# Task input
════════════════

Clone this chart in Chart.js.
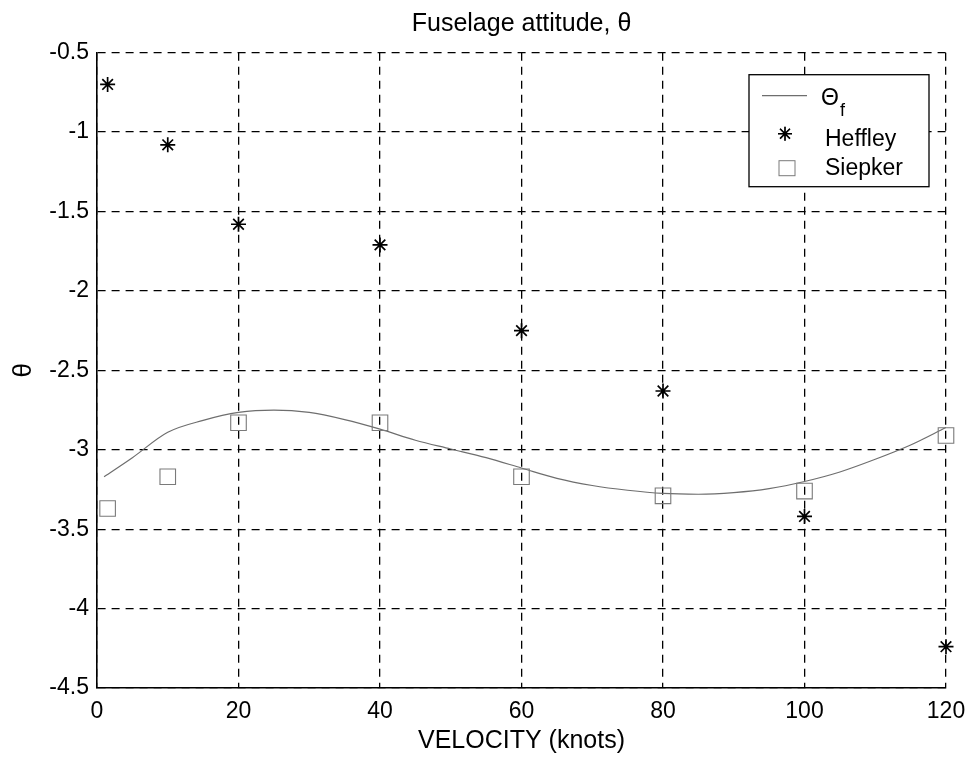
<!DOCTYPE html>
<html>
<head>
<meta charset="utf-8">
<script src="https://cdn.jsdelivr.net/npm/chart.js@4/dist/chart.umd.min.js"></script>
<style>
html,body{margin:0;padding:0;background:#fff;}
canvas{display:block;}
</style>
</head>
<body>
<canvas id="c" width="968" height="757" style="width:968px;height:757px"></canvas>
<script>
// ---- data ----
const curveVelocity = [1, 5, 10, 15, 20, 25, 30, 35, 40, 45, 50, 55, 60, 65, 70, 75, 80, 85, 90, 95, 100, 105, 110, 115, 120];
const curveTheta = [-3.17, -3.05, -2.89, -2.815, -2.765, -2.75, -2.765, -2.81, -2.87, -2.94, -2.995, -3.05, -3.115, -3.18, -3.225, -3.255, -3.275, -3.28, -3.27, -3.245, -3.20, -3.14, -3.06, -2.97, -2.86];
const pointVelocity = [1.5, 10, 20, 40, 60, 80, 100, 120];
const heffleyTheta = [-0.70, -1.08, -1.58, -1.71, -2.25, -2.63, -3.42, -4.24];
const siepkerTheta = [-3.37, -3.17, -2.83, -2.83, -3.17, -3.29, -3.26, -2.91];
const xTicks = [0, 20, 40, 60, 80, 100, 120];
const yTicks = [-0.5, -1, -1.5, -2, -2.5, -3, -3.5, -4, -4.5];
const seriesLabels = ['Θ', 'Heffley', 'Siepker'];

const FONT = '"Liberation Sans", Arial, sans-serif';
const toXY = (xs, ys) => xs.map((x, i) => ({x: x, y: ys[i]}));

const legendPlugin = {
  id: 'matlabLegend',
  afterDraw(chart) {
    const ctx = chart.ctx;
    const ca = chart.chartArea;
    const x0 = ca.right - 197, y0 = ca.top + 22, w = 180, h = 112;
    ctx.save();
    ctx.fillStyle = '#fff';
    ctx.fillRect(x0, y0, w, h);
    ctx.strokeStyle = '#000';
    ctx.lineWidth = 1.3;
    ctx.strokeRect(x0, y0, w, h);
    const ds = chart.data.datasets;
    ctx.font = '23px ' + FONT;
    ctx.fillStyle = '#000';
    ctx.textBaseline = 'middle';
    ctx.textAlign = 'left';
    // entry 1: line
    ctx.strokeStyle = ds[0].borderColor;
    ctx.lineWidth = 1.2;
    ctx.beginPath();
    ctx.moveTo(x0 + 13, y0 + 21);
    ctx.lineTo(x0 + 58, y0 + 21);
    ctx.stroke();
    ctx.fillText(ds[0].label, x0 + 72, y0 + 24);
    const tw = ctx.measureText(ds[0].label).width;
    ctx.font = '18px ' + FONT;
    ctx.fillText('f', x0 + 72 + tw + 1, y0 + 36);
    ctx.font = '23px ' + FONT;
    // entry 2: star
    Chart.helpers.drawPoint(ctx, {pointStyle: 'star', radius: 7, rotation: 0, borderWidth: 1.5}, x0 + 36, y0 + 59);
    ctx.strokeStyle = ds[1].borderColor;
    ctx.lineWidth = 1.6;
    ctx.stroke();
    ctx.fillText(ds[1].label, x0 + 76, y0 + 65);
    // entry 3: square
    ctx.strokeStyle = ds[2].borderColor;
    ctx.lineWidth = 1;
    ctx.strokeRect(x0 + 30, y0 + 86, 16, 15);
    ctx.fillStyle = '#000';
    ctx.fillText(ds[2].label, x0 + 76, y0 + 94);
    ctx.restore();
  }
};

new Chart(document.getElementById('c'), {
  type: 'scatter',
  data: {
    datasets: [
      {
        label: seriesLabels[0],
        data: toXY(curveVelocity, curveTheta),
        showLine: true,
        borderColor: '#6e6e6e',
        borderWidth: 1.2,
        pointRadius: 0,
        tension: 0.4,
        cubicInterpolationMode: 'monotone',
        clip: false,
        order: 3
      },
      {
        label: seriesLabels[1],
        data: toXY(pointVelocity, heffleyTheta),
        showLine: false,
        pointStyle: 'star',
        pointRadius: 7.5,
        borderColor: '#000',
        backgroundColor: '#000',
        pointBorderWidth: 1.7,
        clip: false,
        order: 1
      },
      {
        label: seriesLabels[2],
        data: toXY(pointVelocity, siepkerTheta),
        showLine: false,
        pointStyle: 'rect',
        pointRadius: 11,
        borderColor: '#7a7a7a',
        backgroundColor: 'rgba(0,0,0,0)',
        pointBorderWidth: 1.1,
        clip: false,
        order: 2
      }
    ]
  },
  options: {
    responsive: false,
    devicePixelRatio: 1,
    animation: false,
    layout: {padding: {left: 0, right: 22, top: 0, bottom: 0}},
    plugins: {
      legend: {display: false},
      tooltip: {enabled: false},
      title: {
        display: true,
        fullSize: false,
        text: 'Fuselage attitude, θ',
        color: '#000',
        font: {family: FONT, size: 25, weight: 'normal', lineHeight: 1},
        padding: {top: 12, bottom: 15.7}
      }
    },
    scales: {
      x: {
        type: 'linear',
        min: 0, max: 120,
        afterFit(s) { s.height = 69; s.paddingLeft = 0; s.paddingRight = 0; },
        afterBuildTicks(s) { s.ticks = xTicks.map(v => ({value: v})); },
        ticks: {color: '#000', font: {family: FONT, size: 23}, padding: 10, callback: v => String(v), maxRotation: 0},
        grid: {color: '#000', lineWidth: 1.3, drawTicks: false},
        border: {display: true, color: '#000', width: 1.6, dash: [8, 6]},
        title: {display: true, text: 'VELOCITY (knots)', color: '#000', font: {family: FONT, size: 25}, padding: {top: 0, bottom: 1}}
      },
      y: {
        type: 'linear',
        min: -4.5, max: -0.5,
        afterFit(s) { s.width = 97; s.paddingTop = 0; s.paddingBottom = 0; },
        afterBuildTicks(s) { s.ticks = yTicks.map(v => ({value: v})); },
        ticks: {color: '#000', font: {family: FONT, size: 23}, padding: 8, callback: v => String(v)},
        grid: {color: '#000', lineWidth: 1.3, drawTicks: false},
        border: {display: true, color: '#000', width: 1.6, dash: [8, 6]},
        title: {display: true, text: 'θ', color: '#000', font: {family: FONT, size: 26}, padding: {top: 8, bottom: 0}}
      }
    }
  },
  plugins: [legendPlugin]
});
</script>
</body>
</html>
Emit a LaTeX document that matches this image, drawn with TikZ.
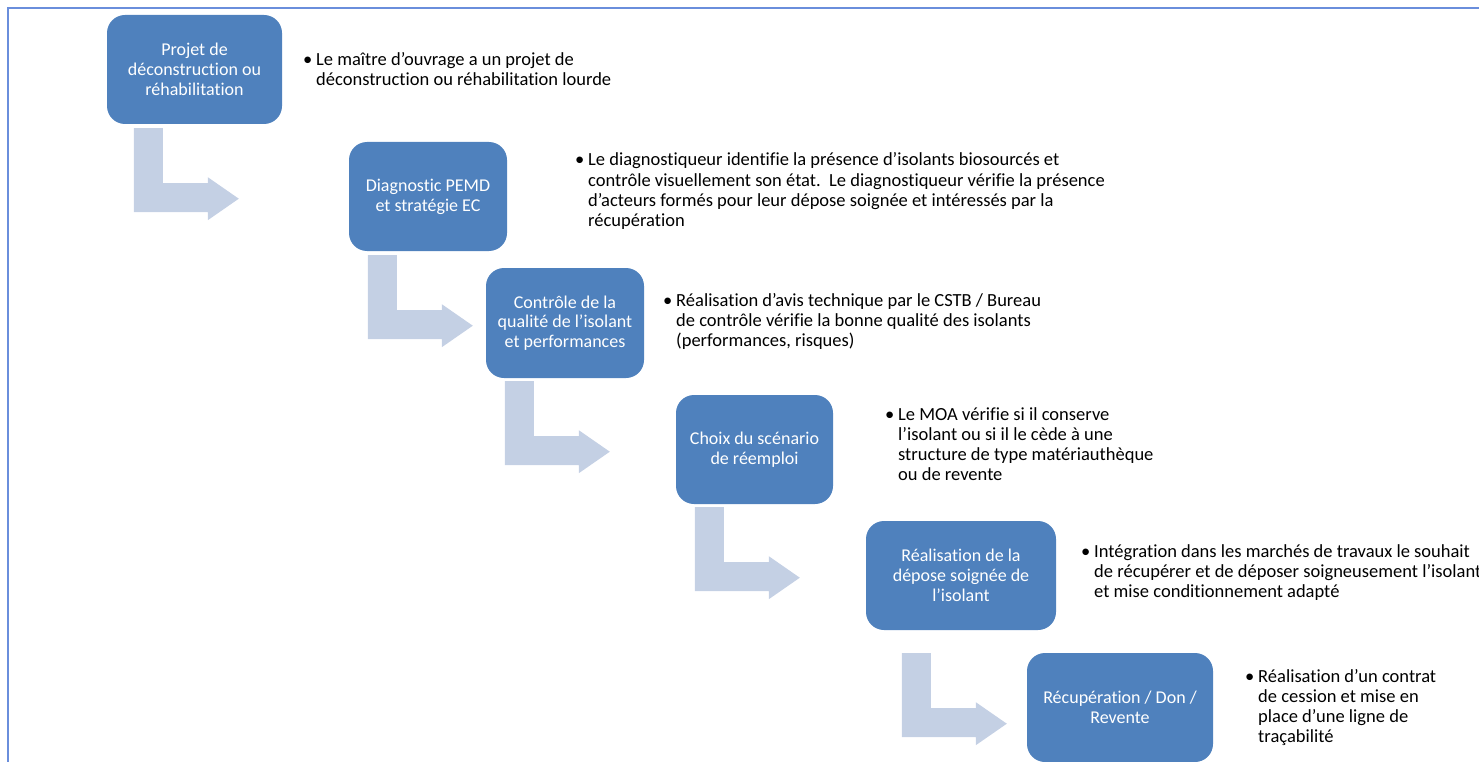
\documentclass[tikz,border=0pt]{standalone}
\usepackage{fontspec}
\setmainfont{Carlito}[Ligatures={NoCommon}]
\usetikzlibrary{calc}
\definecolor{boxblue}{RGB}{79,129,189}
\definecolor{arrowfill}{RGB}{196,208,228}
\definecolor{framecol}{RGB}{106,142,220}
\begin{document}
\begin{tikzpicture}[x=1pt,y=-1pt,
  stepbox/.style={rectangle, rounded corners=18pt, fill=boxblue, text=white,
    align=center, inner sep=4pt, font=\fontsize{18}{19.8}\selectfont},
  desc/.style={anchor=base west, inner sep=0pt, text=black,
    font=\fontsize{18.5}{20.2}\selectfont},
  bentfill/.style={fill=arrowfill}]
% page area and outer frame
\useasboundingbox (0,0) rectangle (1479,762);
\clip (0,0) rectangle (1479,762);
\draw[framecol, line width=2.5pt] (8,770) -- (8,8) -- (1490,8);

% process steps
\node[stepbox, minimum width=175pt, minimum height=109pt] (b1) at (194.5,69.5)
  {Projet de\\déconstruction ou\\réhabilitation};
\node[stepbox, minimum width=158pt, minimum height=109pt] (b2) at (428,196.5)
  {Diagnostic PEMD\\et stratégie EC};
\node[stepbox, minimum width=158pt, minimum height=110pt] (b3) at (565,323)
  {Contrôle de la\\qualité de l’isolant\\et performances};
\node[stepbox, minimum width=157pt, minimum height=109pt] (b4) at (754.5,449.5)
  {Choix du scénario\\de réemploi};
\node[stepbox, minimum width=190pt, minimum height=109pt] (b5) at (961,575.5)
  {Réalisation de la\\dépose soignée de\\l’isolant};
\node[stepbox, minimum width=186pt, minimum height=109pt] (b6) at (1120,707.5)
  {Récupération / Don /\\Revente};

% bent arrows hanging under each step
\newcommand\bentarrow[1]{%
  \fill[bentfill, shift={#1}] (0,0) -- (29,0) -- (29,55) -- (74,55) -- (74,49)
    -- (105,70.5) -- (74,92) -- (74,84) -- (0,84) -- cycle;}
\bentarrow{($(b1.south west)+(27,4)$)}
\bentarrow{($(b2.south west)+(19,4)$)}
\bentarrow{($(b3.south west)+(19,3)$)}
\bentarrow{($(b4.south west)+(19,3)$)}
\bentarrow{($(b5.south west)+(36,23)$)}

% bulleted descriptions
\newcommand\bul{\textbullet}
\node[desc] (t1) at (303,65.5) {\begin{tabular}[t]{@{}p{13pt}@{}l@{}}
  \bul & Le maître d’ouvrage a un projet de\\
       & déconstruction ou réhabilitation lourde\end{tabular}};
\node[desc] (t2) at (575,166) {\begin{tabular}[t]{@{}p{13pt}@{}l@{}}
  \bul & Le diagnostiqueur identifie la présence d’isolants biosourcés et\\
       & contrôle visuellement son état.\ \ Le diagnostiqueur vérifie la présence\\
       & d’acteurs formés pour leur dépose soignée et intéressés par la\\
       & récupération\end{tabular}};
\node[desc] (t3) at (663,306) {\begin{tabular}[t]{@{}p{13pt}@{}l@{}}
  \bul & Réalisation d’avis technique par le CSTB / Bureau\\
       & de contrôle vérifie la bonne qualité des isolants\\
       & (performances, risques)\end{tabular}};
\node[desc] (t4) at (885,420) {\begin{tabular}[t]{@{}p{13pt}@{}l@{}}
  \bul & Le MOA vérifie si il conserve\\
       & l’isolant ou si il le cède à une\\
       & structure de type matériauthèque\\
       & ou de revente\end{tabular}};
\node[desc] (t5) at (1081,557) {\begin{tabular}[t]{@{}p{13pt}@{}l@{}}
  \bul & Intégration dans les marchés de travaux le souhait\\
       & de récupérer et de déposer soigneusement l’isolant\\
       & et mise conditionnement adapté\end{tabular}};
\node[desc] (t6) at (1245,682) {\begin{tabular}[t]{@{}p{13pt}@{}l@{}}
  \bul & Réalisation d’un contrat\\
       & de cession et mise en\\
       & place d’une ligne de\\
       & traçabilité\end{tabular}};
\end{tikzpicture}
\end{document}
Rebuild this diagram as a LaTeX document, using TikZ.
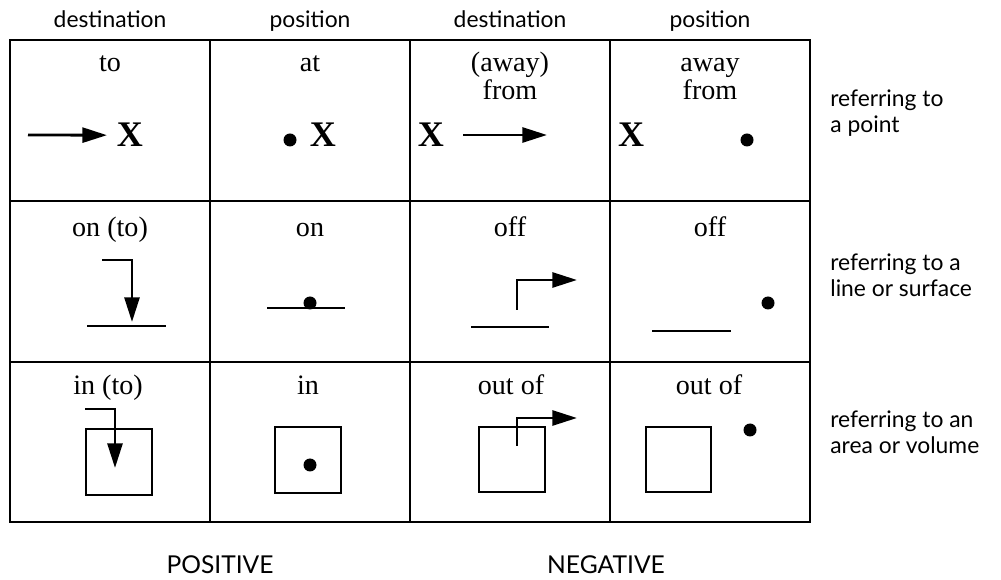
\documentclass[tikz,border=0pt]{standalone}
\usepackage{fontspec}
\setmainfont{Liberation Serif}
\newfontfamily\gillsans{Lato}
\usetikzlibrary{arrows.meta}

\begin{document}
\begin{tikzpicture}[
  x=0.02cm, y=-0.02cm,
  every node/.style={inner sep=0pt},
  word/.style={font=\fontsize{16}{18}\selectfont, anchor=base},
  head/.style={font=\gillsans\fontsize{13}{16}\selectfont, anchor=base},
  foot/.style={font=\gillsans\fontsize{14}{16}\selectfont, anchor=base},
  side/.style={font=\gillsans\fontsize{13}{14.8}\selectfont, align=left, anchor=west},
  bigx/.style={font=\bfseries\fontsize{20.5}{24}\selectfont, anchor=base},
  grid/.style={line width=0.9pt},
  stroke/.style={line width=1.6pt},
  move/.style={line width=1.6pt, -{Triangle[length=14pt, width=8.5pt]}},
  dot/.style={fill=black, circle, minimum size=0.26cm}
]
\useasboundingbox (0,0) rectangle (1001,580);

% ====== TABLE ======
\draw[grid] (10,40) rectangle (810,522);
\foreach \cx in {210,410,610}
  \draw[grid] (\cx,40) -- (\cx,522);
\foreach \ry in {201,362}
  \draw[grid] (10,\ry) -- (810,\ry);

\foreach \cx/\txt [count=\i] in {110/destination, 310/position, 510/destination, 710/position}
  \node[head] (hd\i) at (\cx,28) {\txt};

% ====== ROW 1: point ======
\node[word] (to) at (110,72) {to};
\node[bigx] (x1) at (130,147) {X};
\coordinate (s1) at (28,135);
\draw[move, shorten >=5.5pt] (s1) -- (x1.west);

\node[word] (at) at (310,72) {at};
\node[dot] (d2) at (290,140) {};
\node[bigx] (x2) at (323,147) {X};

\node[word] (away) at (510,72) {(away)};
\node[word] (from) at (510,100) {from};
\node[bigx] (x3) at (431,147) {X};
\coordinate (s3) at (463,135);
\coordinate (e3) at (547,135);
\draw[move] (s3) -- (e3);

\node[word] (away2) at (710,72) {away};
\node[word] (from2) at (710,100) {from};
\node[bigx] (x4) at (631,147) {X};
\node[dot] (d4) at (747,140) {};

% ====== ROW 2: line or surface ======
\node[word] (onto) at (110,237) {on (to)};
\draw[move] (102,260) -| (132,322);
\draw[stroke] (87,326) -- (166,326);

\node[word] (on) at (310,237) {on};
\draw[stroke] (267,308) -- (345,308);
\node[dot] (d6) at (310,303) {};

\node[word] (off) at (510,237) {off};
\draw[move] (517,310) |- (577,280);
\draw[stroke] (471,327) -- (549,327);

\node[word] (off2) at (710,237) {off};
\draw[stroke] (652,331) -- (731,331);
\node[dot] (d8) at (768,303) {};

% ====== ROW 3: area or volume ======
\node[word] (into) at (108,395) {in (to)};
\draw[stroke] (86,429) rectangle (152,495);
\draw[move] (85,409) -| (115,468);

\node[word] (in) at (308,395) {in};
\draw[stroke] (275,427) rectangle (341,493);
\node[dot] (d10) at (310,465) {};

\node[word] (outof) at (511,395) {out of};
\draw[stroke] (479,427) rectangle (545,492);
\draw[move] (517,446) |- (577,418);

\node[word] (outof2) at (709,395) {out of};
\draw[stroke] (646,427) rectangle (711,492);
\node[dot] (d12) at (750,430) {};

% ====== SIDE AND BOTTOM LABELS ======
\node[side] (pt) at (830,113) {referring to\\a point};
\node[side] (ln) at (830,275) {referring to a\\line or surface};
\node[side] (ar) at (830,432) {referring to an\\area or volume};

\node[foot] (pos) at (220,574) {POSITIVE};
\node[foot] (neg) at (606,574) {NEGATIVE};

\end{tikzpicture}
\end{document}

════════════════

# What the exercise asks
For the listing above, identify each line bearing "this".

# Full response
Clone this chart in Chart.js.
Emit a LaTeX document that matches this image, drawn with TikZ.
Rebuild this diagram as a LaTeX document, using TikZ.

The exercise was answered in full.